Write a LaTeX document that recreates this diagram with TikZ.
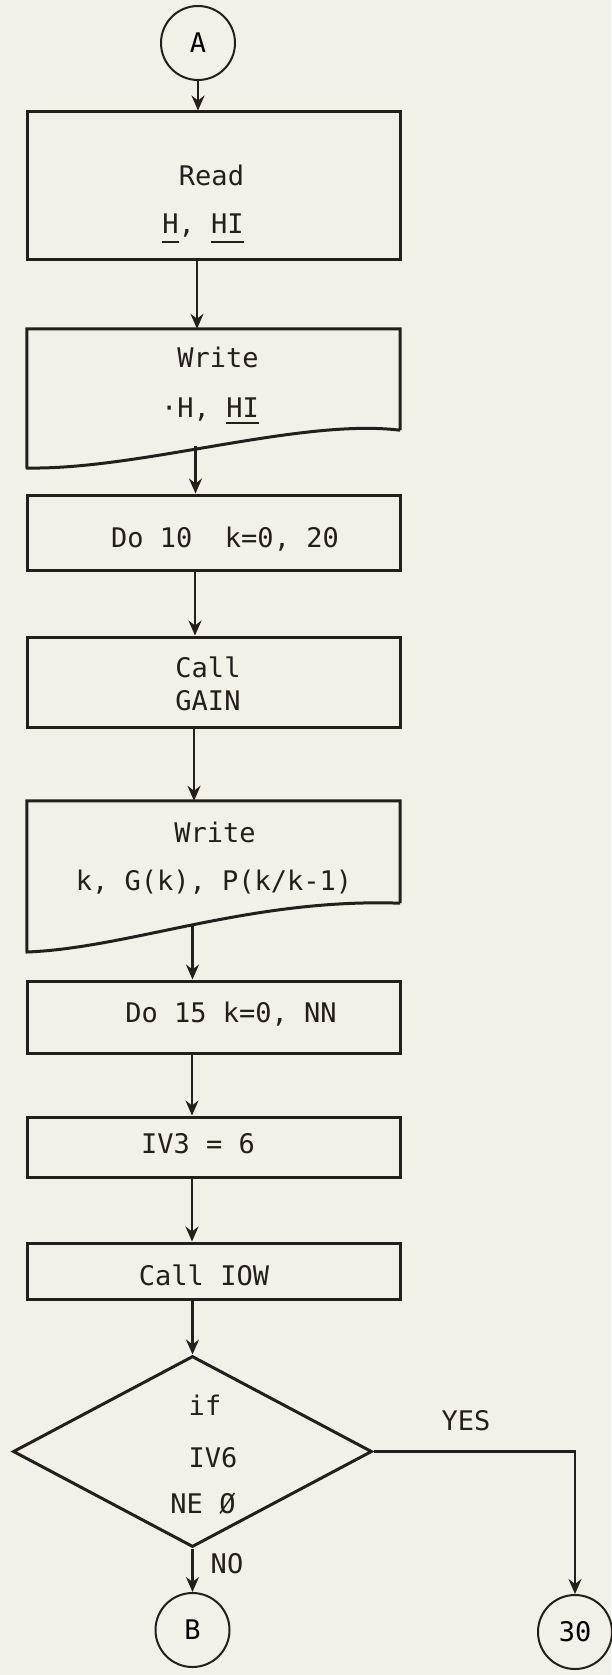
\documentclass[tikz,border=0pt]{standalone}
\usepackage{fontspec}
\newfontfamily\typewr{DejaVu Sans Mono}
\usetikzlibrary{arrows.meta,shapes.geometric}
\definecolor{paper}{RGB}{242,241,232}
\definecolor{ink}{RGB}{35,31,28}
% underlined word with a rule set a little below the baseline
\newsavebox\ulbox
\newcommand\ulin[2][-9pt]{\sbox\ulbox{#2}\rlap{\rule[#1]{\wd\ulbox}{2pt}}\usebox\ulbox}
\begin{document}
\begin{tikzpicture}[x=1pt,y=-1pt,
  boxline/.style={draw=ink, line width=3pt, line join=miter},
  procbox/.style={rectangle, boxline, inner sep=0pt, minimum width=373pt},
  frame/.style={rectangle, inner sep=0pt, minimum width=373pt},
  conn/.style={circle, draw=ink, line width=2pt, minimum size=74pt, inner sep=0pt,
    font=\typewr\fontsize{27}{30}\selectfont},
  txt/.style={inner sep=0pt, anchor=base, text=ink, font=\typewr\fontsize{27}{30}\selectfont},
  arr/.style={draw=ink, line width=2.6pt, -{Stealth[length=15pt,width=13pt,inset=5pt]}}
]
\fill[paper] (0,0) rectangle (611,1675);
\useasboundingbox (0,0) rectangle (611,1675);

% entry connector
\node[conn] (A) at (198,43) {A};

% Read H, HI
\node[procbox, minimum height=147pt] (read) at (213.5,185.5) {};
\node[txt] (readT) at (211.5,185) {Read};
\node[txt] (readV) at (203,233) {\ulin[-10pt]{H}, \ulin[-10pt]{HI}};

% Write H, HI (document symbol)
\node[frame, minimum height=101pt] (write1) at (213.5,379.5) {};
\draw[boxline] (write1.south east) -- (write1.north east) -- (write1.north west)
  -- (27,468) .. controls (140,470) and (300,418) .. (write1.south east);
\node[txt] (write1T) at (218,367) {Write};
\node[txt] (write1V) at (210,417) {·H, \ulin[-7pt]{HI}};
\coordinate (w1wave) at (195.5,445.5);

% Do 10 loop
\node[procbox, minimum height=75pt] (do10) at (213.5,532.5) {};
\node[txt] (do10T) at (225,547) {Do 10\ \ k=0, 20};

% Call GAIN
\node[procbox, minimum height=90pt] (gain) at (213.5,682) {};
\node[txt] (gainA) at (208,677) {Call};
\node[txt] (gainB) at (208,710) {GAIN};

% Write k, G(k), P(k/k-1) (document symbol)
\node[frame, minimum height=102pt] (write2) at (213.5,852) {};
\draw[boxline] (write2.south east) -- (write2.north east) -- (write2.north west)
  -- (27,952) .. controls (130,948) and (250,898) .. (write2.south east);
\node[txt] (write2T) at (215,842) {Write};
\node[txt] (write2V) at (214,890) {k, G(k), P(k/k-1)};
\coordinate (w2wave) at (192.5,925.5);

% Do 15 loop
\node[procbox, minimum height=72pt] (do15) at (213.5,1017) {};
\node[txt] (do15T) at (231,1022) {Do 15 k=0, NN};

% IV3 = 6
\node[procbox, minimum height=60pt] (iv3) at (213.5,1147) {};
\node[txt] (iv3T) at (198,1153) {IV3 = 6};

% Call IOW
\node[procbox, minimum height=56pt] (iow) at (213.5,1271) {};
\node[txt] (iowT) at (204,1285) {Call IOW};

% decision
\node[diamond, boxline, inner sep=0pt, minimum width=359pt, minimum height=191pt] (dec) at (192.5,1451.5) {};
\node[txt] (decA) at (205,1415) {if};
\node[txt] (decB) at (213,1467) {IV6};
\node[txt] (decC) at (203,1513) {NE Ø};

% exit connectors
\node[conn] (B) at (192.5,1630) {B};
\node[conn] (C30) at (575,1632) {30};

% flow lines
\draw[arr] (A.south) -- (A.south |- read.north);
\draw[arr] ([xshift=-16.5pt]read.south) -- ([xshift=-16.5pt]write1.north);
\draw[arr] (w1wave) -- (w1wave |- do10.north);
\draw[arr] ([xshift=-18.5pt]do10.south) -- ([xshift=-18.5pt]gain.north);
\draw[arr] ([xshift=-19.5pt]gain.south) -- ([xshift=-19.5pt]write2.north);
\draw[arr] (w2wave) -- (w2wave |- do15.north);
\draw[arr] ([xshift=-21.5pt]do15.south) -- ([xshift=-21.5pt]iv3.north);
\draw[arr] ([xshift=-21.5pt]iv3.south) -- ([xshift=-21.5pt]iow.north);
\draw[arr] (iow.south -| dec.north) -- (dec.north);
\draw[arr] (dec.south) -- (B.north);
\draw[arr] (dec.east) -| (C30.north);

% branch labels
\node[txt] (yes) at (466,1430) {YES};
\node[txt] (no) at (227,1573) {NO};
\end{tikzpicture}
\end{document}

__________

- _Task to complete_:
Except for the pictures, reproduce every line exactly.

- _Reply_:
Write a LaTeX document that recreates this diagram with TikZ.
\documentclass[tikz,border=0pt]{standalone}
\usepackage{fontspec}
\newfontfamily\typewr{DejaVu Sans Mono}
\usetikzlibrary{arrows.meta,shapes.geometric}
\definecolor{paper}{RGB}{242,241,232}
\definecolor{ink}{RGB}{35,31,28}
% underlined word with a rule set a little below the baseline
\newsavebox\ulbox
\newcommand\ulin[2][-9pt]{\sbox\ulbox{#2}\rlap{\rule[#1]{\wd\ulbox}{2pt}}\usebox\ulbox}
\begin{document}
\begin{tikzpicture}[x=1pt,y=-1pt,
  boxline/.style={draw=ink, line width=3pt, line join=miter},
  procbox/.style={rectangle, boxline, inner sep=0pt, minimum width=373pt},
  frame/.style={rectangle, inner sep=0pt, minimum width=373pt},
  conn/.style={circle, draw=ink, line width=2pt, minimum size=74pt, inner sep=0pt,
    font=\typewr\fontsize{27}{30}\selectfont},
  txt/.style={inner sep=0pt, anchor=base, text=ink, font=\typewr\fontsize{27}{30}\selectfont},
  arr/.style={draw=ink, line width=2.6pt, -{Stealth[length=15pt,width=13pt,inset=5pt]}}
]
\fill[paper] (0,0) rectangle (611,1675);
\useasboundingbox (0,0) rectangle (611,1675);

% entry connector
\node[conn] (A) at (198,43) {A};

% Read H, HI
\node[procbox, minimum height=147pt] (read) at (213.5,185.5) {};
\node[txt] (readT) at (211.5,185) {Read};
\node[txt] (readV) at (203,233) {\ulin[-10pt]{H}, \ulin[-10pt]{HI}};

% Write H, HI (document symbol)
\node[frame, minimum height=101pt] (write1) at (213.5,379.5) {};
\draw[boxline] (write1.south east) -- (write1.north east) -- (write1.north west)
  -- (27,468) .. controls (140,470) and (300,418) .. (write1.south east);
\node[txt] (write1T) at (218,367) {Write};
\node[txt] (write1V) at (210,417) {·H, \ulin[-7pt]{HI}};
\coordinate (w1wave) at (195.5,445.5);

% Do 10 loop
\node[procbox, minimum height=75pt] (do10) at (213.5,532.5) {};
\node[txt] (do10T) at (225,547) {Do 10\ \ k=0, 20};

% Call GAIN
\node[procbox, minimum height=90pt] (gain) at (213.5,682) {};
\node[txt] (gainA) at (208,677) {Call};
\node[txt] (gainB) at (208,710) {GAIN};

% Write k, G(k), P(k/k-1) (document symbol)
\node[frame, minimum height=102pt] (write2) at (213.5,852) {};
\draw[boxline] (write2.south east) -- (write2.north east) -- (write2.north west)
  -- (27,952) .. controls (130,948) and (250,898) .. (write2.south east);
\node[txt] (write2T) at (215,842) {Write};
\node[txt] (write2V) at (214,890) {k, G(k), P(k/k-1)};
\coordinate (w2wave) at (192.5,925.5);

% Do 15 loop
\node[procbox, minimum height=72pt] (do15) at (213.5,1017) {};
\node[txt] (do15T) at (231,1022) {Do 15 k=0, NN};

% IV3 = 6
\node[procbox, minimum height=60pt] (iv3) at (213.5,1147) {};
\node[txt] (iv3T) at (198,1153) {IV3 = 6};

% Call IOW
\node[procbox, minimum height=56pt] (iow) at (213.5,1271) {};
\node[txt] (iowT) at (204,1285) {Call IOW};

% decision
\node[diamond, boxline, inner sep=0pt, minimum width=359pt, minimum height=191pt] (dec) at (192.5,1451.5) {};
\node[txt] (decA) at (205,1415) {if};
\node[txt] (decB) at (213,1467) {IV6};
\node[txt] (decC) at (203,1513) {NE Ø};

% exit connectors
\node[conn] (B) at (192.5,1630) {B};
\node[conn] (C30) at (575,1632) {30};

% flow lines
\draw[arr] (A.south) -- (A.south |- read.north);
\draw[arr] ([xshift=-16.5pt]read.south) -- ([xshift=-16.5pt]write1.north);
\draw[arr] (w1wave) -- (w1wave |- do10.north);
\draw[arr] ([xshift=-18.5pt]do10.south) -- ([xshift=-18.5pt]gain.north);
\draw[arr] ([xshift=-19.5pt]gain.south) -- ([xshift=-19.5pt]write2.north);
\draw[arr] (w2wave) -- (w2wave |- do15.north);
\draw[arr] ([xshift=-21.5pt]do15.south) -- ([xshift=-21.5pt]iv3.north);
\draw[arr] ([xshift=-21.5pt]iv3.south) -- ([xshift=-21.5pt]iow.north);
\draw[arr] (iow.south -| dec.north) -- (dec.north);
\draw[arr] (dec.south) -- (B.north);
\draw[arr] (dec.east) -| (C30.north);

% branch labels
\node[txt] (yes) at (466,1430) {YES};
\node[txt] (no) at (227,1573) {NO};
\end{tikzpicture}
\end{document}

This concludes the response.